On veut toujours opposer hier et aujourd’hui, mais je pense que ce qu’on dit aujourd’hui, c’est la tradition de demain. La tradition orale permet de remonter sur plusieurs siècles. Quand je reprends une parole dite très ancienne, d’une période que je n’ai pas connue. Comment dois-je faire ? Dois-je imaginer ce que les personnes vivaient à ce moment-là ? Si je fais cela, je suis loin de moi-même, je ne suis pas présent, or cette présence est primordiale pour moi, je dois être ce que je dis. Mais c’est aussi très important – particulièrement en Afrique – de connaitre la source des choses. Avant de raconter, la première chose que je fais c’est de remercier les ancêtres, c’est une façon pour moi de mettre du sens. Par exemple, je pense à l’histoire de Soundiata Keïta. En 1236, dans l’empire du Mandé, des chasseurs, Soundiata Keïta proclame la Charte du Mandén à Kouroukan Fouga. Cette charte – reconnue par L’UNESCO en 2009 – est considérée comme l’une des premières déclarations des droits humains. En tant que griot je cherche à montrer la force qu’a l’être humain d’être là, de résister, de poser des actes qui vont servir à toute l’humanité. C’est ce que Soundiata Keïta a fait, c’est pourquoi cette histoire doit être racontée encore aujourd’hui.
Pourtant, je relie aussi ce que je raconte à des éléments actuels. Je raconte, je danse, je chante avec des musiciens qui viennent d’ailleurs. Mon prochain spectacle par exemple s’intitule Choisir mes couleurs.
« La couleur noire de ma peau que je dois porter toute ma vie, je ne l’ai pas choisie. Naitre dans une famille au Sénégal non plus. Mon frère blanc as-tu choisi la couleur de tes yeux ? Bien sûr que non, mais qui a fait ce choix ? Au Sénégal on me dit c’est Dieu, ailleurs on me dit non, c’est le hasard. Qu’importe pour moi, le nom qu’on lui attribue, nous sommes tous invités au festival de la vie qu’est le monde. Chacun a sa place sur cette grande piste de danse qu’est la terre. Quel rôle as-tu envie de jouer ? Spectateur ? Non je veux être l’artiste. Avec mon cœur, composer la musique qui va rythmer ma vie et mes mains ; peindre, mettre les couleurs que je veux sur ce grand tableau qu’est ma vie.» Ce sont des paroles d’aujourd’hui, qui questionnent le monde à notre façon. C’est là où je parle de modernité. Je ne fais que répéter les paroles de ma grand-mère ou de mes mères, mais à force ça devient moi. Je transforme certainement pas mal de choses mais l’important c’est être en accord avec ce que l’on dit. Ne pas séduire mais sentir.

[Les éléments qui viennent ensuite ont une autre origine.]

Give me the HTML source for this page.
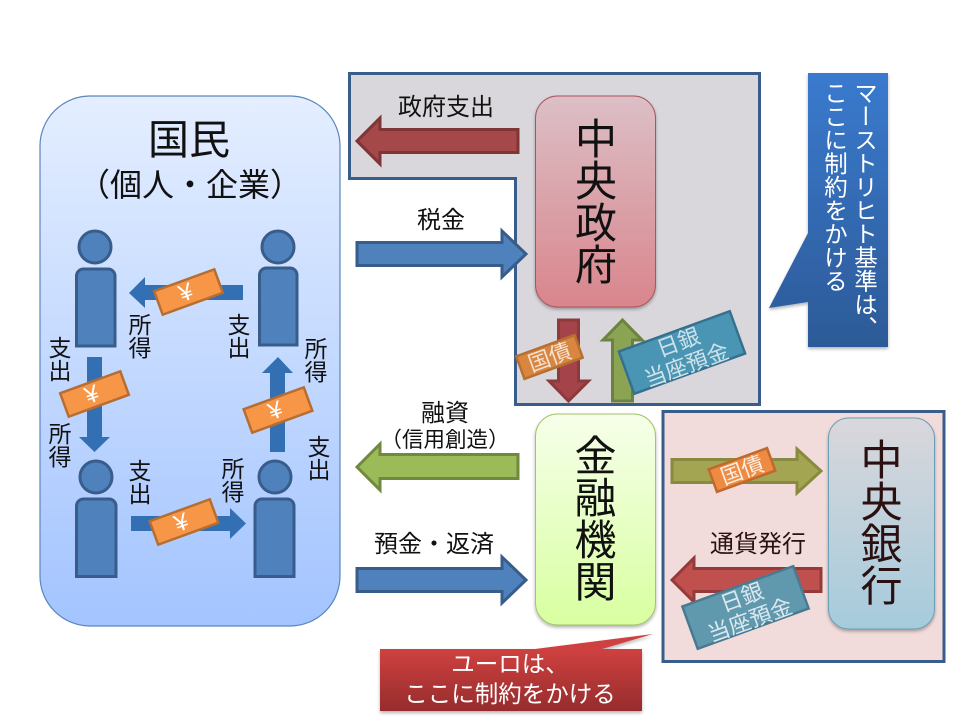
<!DOCTYPE html>
<html><head><meta charset="utf-8"><style>
html,body{margin:0;padding:0;background:#fff;width:960px;height:720px;overflow:hidden}
svg{display:block}
text{font-family:"Liberation Sans","Noto Sans CJK JP",sans-serif;fill:#111}
.c{text-anchor:middle}
.s{font-size:23px}
.w{fill:#fff}
.b{fill:#4f81bd;stroke:#385d8a;stroke-width:3}
</style></head><body>
<svg width="960" height="720" viewBox="0 0 960 720" xmlns="http://www.w3.org/2000/svg">
<defs>
<linearGradient id="gk" x1="0" y1="0" x2="0" y2="1"><stop offset="0" stop-color="#e4eeff"/><stop offset="1" stop-color="#a3c4ff"/></linearGradient>
<linearGradient id="gg" x1="0" y1="0" x2="0" y2="1"><stop offset="0" stop-color="#dcbfc6"/><stop offset="1" stop-color="#d9858c"/></linearGradient>
<linearGradient id="gf" x1="0" y1="0" x2="0" y2="1"><stop offset="0" stop-color="#f6ffea"/><stop offset="1" stop-color="#d8ffa0"/></linearGradient>
<linearGradient id="gc" x1="0" y1="0" x2="0" y2="1"><stop offset="0" stop-color="#d9d7dc"/><stop offset="1" stop-color="#a5cbdc"/></linearGradient>
<linearGradient id="gb" gradientUnits="userSpaceOnUse" x1="0" y1="73" x2="0" y2="347"><stop offset="0" stop-color="#3a7ace"/><stop offset="1" stop-color="#2c5a97"/></linearGradient>
<linearGradient id="gr2" gradientUnits="userSpaceOnUse" x1="0" y1="649" x2="0" y2="711"><stop offset="0" stop-color="#cf4140"/><stop offset="1" stop-color="#962c2c"/></linearGradient>
<filter id="sh" x="-10%" y="-10%" width="120%" height="120%"><feDropShadow dx="0" dy="2" stdDeviation="1.5" flood-color="#000" flood-opacity=".3"/></filter>
</defs>

<!-- regions -->
<path d="M349.500 73.500H759.500V404.500H515.500V178.500H349.500Z" fill="#d9d7dc" stroke="#385d8a" stroke-width="3"/>
<rect x="663" y="411.500" width="281" height="250" fill="#f2dcdb" stroke="#385d8a" stroke-width="3"/>

<!-- kokumin -->
<rect x="40" y="96" width="300" height="530" rx="50" fill="url(#gk)" stroke="#5b86bd" stroke-width="1.200"/>
<text class="c" x="189" y="154" font-size="41">国民</text>
<text class="c" x="190" y="196" font-size="32">（個人・企業）</text>

<!-- persons -->
<g fill="#4f81bd" stroke="#385d8a" stroke-width="3">
<circle cx="95" cy="247" r="16"/>
<path d="M76.500 346V276a7 7 0 0 1 7-7H108a7 7 0 0 1 7 7V346Z"/>
<circle cx="278" cy="247" r="16"/>
<path d="M259.500 345V275a7 7 0 0 1 7-7H290a7 7 0 0 1 7 7V345Z"/>
<circle cx="96" cy="477" r="16"/>
<path d="M76.500 576.500V506a7 7 0 0 1 7-7H109a7 7 0 0 1 7 7V576.500Z"/>
<circle cx="275" cy="477" r="16"/>
<path d="M255 576.500V506a7 7 0 0 1 7-7H287a7 7 0 0 1 7 7V576.500Z"/>
</g>

<!-- small arrows -->
<g fill="#336fb3">
<path d="M129 293L145 277V285H243V300H145V308Z"/>
<path d="M87 357H102V437H110L94.500 452L79 437H87Z"/>
<path d="M278 357L293 373H285V452H270V373H262Z"/>
<path d="M131 516H230V508L246 523.500L230 539V531H131Z"/>
</g>

<!-- bills -->
<g fill="#f79646" stroke="#b66d31" stroke-width="2.500">
<rect x="-32" y="-12.500" width="64" height="25" transform="translate(188.500 292) rotate(-20)"/>
<rect x="-32" y="-12.500" width="64" height="25" transform="translate(94.500 394) rotate(-20)"/>
<rect x="-32" y="-12.500" width="64" height="25" transform="translate(278 410) rotate(-20)"/>
<rect x="-32" y="-12.500" width="64" height="25" transform="translate(184 522) rotate(-20)"/>
</g>
<g font-size="24">
<text class="c w" transform="translate(188.500 300) rotate(-20)">¥</text>
<text class="c w" transform="translate(94.500 402) rotate(-20)">¥</text>
<text class="c w" transform="translate(278 418) rotate(-20)">¥</text>
<text class="c w" transform="translate(184 530) rotate(-20)">¥</text>
</g>

<!-- small labels -->
<g class="s">
<text class="c" x="60" y="356">支</text><text class="c" x="60" y="379">出</text>
<text class="c" x="60" y="442">所</text><text class="c" x="60" y="465">得</text>
<text class="c" x="140" y="333">所</text><text class="c" x="140" y="356">得</text>
<text class="c" x="239" y="333">支</text><text class="c" x="239" y="356">出</text>
<text class="c" x="316" y="357">所</text><text class="c" x="316" y="380">得</text>
<text class="c" x="319" y="455">支</text><text class="c" x="319" y="478">出</text>
<text class="c" x="140" y="479">支</text><text class="c" x="140" y="502">出</text>
<text class="c" x="233" y="477">所</text><text class="c" x="233" y="500">得</text>
</g>

<!-- big arrows -->
<path d="M357 141L380 118V129.500H518V152.500H380V164Z" fill="#a5484a" stroke="#7f3436" stroke-width="3"/>
<path d="M357 242.500H502V231L526 254L502 277V265.500H357Z" class="b"/>
<path d="M558.500 320H578.500V381H588.500L568.500 401L549 381H558.500Z" fill="#a5434a" stroke="#8a3b3e" stroke-width="3"/>
<path d="M622.500 320L642 340H632.500V401H612.500V340H603Z" fill="#8ba453" stroke="#6c8240" stroke-width="3"/>
<path d="M357 467L380 444V454.500H518V478.500H380V490Z" fill="#9bbb59" stroke="#71893f" stroke-width="3"/>
<path d="M357 568.500H502V557L526 580L502 603V591.500H357Z" class="b"/>
<path d="M672 459.500H797V449L821 471L797 493V482.500H672Z" fill="#a3a552" stroke="#888a3f" stroke-width="3"/>
<path d="M672 580L694 558V568.500H821V591.500H694V602Z" fill="#c0504d" stroke="#943a3a" stroke-width="3"/>

<!-- arrow labels -->
<g font-size="24">
<text class="c" x="446" y="115">政府支出</text>
<text class="c" x="441" y="228">税金</text>
<text class="c" x="445" y="421">融資</text>
<text class="c" x="434" y="552">預金・返済</text>
<text class="c" x="758" y="552" style="fill:#2a1010">通貨発行</text>
</g>
<text class="c" x="445" y="447" font-size="21.500">（信用創造）</text>

<!-- main nodes -->
<rect x="535.500" y="96" width="120" height="211" rx="22" fill="url(#gg)" stroke="#a8545c" filter="url(#sh)"/>
<g font-size="42">
<text class="c" x="596" y="154">中</text><text class="c" x="596" y="196">央</text><text class="c" x="596" y="238">政</text><text class="c" x="596" y="280">府</text>
</g>
<rect x="535.500" y="414" width="120" height="211" rx="22" fill="url(#gf)" stroke="#a5c36a" filter="url(#sh)"/>
<g font-size="42">
<text class="c" x="595.500" y="471">金</text><text class="c" x="595.500" y="513">融</text><text class="c" x="595.500" y="555">機</text><text class="c" x="595.500" y="597">関</text>
</g>
<rect x="828.500" y="418" width="106" height="211" rx="20" fill="url(#gc)" stroke="#6b9fb5" filter="url(#sh)"/>
<g font-size="42">
<text class="c" x="881.500" y="475" style="fill:#2a1010">中</text><text class="c" x="881.500" y="517" style="fill:#2a1010">央</text><text class="c" x="881.500" y="559" style="fill:#2a1010">銀</text><text class="c" x="881.500" y="601" style="fill:#2a1010">行</text>
</g>

<!-- kokusai / nichigin bills -->
<g transform="translate(549.500 357) rotate(-20)">
<rect x="-31" y="-12" width="62" height="24" fill="#d98641" stroke="#b8702f" stroke-width="2.500"/>
<text class="c" y="8" font-size="22" style="fill:#f3e2d4">国債</text>
</g>
<g transform="translate(682 352.500) rotate(-20)">
<rect x="-59" y="-22.500" width="118" height="45" fill="#4a95b3" stroke="#36708f" stroke-width="2.500"/>
<text class="c" y="-3" font-size="22" style="fill:#cfe2ea">日銀</text>
<text class="c" y="21" font-size="22" style="fill:#cfe2ea">当座預金</text>
</g>
<g transform="translate(742 470) rotate(-20)">
<rect x="-31" y="-12" width="62" height="24" fill="#ed8b42" stroke="#c0692c" stroke-width="2.500"/>
<text class="c" y="8" font-size="22" style="fill:#fbeee3">国債</text>
</g>
<g transform="translate(745.500 607.500) rotate(-20)">
<rect x="-59" y="-22.500" width="118" height="45" fill="#6098ae" stroke="#4a7a91" stroke-width="2.500"/>
<text class="c" y="-3" font-size="22" style="fill:#dbe8ee">日銀</text>
<text class="c" y="21" font-size="22" style="fill:#dbe8ee">当座預金</text>
</g>

<!-- callouts -->
<path d="M808 73H888V347H808V302L769 308L808 233Z" fill="url(#gb)" filter="url(#sh)"/>
<text x="864" y="81" font-size="23.500" style="writing-mode:vertical-rl;fill:#fff">マーストリヒト基準は、</text>
<text x="834" y="81" font-size="23.500" style="writing-mode:vertical-rl;fill:#fff">ここに制約をかける</text>
<path d="M380 649H535L653 634L602 649H642V711H380Z" fill="url(#gr2)" filter="url(#sh)"/>
<text class="c w" x="510" y="672" font-size="23.500">ユーロは、</text>
<text class="c w" x="510" y="702" font-size="23.500">ここに制約をかける</text>
</svg>
</body></html>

Vous voyagez beaucoup. Cela crée-t-il une hybridation des formes ? La rencontre avec d’autres publics, d’autres conteurs ou conteuses issu·es de traditions différentes, influence-t-elle votre propre pratique ?

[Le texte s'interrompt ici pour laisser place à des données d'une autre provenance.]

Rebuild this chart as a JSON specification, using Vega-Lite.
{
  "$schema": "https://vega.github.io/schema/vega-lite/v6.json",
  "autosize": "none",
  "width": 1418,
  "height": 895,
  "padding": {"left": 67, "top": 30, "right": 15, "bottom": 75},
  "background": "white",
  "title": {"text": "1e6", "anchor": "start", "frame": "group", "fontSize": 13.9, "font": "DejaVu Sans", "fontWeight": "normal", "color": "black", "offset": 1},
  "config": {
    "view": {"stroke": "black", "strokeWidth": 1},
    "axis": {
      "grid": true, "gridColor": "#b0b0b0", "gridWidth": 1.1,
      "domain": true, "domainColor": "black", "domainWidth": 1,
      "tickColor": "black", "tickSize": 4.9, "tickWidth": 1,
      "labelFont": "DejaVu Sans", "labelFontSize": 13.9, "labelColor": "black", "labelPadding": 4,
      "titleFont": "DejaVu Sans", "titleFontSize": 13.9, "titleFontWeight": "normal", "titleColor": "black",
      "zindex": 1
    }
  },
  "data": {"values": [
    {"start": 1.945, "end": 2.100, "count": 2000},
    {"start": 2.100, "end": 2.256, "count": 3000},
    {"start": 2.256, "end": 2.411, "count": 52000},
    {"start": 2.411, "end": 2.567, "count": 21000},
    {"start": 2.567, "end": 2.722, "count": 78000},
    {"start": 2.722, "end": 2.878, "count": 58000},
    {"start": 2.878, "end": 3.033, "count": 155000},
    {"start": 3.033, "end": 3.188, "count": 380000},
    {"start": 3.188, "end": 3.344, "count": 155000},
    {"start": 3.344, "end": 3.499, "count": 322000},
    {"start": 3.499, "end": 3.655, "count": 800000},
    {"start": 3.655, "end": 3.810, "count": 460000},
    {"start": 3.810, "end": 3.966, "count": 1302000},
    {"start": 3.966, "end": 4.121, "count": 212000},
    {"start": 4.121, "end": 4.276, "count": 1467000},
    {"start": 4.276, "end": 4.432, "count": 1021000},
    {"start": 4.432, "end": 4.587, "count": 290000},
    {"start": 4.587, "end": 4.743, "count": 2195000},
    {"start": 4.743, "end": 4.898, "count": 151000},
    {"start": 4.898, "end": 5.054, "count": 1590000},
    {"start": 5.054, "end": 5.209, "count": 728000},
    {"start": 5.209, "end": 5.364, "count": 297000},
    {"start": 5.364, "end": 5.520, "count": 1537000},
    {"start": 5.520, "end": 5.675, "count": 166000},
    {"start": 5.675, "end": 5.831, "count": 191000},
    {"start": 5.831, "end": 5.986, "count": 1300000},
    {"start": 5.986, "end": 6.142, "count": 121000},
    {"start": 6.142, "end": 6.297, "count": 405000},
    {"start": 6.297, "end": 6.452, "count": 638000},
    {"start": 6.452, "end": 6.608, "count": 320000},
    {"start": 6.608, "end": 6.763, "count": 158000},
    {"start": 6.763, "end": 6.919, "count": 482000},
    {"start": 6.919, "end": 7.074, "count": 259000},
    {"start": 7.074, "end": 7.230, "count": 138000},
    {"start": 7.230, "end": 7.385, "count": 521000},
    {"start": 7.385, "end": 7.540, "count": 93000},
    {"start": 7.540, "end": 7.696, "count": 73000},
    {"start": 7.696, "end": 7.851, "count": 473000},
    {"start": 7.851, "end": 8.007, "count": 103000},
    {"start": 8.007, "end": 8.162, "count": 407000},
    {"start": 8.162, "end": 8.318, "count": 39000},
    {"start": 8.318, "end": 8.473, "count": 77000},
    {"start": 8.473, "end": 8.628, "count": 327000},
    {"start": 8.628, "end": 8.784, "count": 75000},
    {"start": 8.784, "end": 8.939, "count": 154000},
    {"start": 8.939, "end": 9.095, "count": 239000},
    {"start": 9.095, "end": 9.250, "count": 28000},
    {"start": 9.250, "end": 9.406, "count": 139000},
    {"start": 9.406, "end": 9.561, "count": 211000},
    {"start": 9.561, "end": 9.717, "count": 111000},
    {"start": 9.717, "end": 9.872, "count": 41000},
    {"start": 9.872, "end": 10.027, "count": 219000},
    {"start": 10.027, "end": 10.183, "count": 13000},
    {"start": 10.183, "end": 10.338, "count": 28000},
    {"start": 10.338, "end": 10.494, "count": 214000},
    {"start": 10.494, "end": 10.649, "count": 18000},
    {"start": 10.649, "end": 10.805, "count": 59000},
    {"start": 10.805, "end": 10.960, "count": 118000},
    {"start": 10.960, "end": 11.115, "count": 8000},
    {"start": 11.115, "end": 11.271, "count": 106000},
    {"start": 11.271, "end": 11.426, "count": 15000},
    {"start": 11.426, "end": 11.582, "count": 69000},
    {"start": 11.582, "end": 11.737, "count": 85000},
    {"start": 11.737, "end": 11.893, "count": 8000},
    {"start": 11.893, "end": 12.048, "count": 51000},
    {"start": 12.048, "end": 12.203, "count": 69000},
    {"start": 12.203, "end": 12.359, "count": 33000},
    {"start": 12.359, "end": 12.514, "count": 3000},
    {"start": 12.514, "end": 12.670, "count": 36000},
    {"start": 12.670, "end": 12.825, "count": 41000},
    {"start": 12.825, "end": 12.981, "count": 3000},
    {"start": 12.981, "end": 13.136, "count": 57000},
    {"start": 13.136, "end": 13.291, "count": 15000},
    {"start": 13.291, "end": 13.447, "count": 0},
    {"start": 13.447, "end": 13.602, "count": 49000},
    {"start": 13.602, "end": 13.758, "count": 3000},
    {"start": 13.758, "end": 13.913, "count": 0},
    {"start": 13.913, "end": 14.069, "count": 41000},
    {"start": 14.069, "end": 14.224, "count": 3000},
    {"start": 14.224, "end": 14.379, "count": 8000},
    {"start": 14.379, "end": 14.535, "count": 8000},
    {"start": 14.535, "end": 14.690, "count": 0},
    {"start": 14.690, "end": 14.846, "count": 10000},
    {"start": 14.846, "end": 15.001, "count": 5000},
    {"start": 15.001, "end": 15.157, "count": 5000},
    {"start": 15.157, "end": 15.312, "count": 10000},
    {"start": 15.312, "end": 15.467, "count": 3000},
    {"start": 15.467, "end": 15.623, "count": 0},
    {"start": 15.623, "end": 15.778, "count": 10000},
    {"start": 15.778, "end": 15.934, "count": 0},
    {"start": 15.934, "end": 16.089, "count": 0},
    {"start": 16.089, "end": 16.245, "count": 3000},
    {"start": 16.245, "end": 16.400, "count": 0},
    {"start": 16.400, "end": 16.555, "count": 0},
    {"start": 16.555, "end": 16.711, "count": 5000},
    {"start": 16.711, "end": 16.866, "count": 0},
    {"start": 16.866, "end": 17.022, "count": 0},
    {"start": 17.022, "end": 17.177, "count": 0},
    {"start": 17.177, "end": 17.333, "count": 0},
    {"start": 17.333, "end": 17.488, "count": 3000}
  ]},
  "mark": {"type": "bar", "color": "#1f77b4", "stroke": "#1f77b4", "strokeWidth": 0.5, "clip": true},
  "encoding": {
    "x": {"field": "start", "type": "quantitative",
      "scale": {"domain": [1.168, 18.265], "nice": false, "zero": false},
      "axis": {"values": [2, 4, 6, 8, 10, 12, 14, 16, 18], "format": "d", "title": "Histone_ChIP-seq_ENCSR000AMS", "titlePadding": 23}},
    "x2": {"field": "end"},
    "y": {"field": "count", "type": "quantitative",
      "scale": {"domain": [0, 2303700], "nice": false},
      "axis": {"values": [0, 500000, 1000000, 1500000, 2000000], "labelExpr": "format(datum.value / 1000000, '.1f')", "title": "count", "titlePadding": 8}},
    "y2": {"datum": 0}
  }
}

Sur mon chemin de voyage, j’ai traversé un beau paysage, très riche, qui ne s’est fait qu’avec des visages, des visages qui rient, des visages qui pleurent, des visages absents. Sur mon chemin de voyage, j’ai écouté leur musique classique et j’ai appris à danser avec cette musique si étrange, si loin de moi mais qui peu à peu m’apporte et me vide de tout ce que j’avais de trop dans mon sac de voyageur. Je m’éloigne de moi, les mains enrichies de l’Autre qui est désormais mêlé à moi. Je me demande qui je suis vraiment. Je suis l’Autre et moi. Et ça me donne une force tout simplement.